Di Maio e il compromesso Mittal: i tarantini si sentono traditi
Ilva In città si credeva alla promessa della riconversione ambientale dell'acciaieria
Ilva In città si credeva alla promessa della riconversione ambientale dell'acciaieria
Il compromesso più grande, quello che ha fatto perdere più consensi sul campo. A Taranto a marzo il M5s aveva fatto cappotto: tutti i seggi di Camera e Senato erano stati vinti. La popolazione di Tamburi e di tutta la città credeva all’idea di riconversione per l’acciaieria più grande e inquinante d’Europa proposta dal ministro dell’economia in pectore Lorenzo Fioramonti, non a caso subito spostato a sottosegretario all’istruzione. La battaglia ambientalista si è presto trasformata in realpolitik.

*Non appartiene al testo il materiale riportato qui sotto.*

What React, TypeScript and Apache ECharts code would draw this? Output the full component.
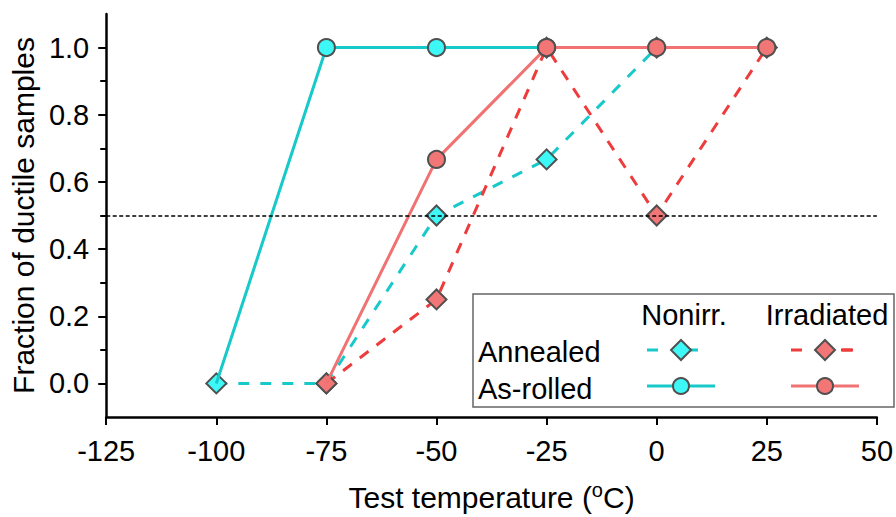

Il capo politico Luigi Di Maio da ministro dello Sviluppo ha dovuto mediare: nonostante le settimane passate a sostenere che il contratto firmato da Arcelor Mittal non fosse valido, alla fine ha chiuso l’accordo con il gigante franco-indiano. Salvi i 14mila posti di lavoro (risultato migliore di quanto fatto dal predecessore Calenda) ma produzione di acciaio confermata. Strappata solo qualche concessione in più sul piano ambientale (accelerato e più stringente, grazie anche al ministro Costa) la conclusione della vertenza ha provocato immediatamente rabbia fra i tarantini: la deputata Rosalba De Giorgi è stata contestata il giorno stesso dell’accordo, il consigliere comunale Massimo Battista (operaio Ilva e già portavoce del comitato Liberi e pensanti) ha lasciato il M5s.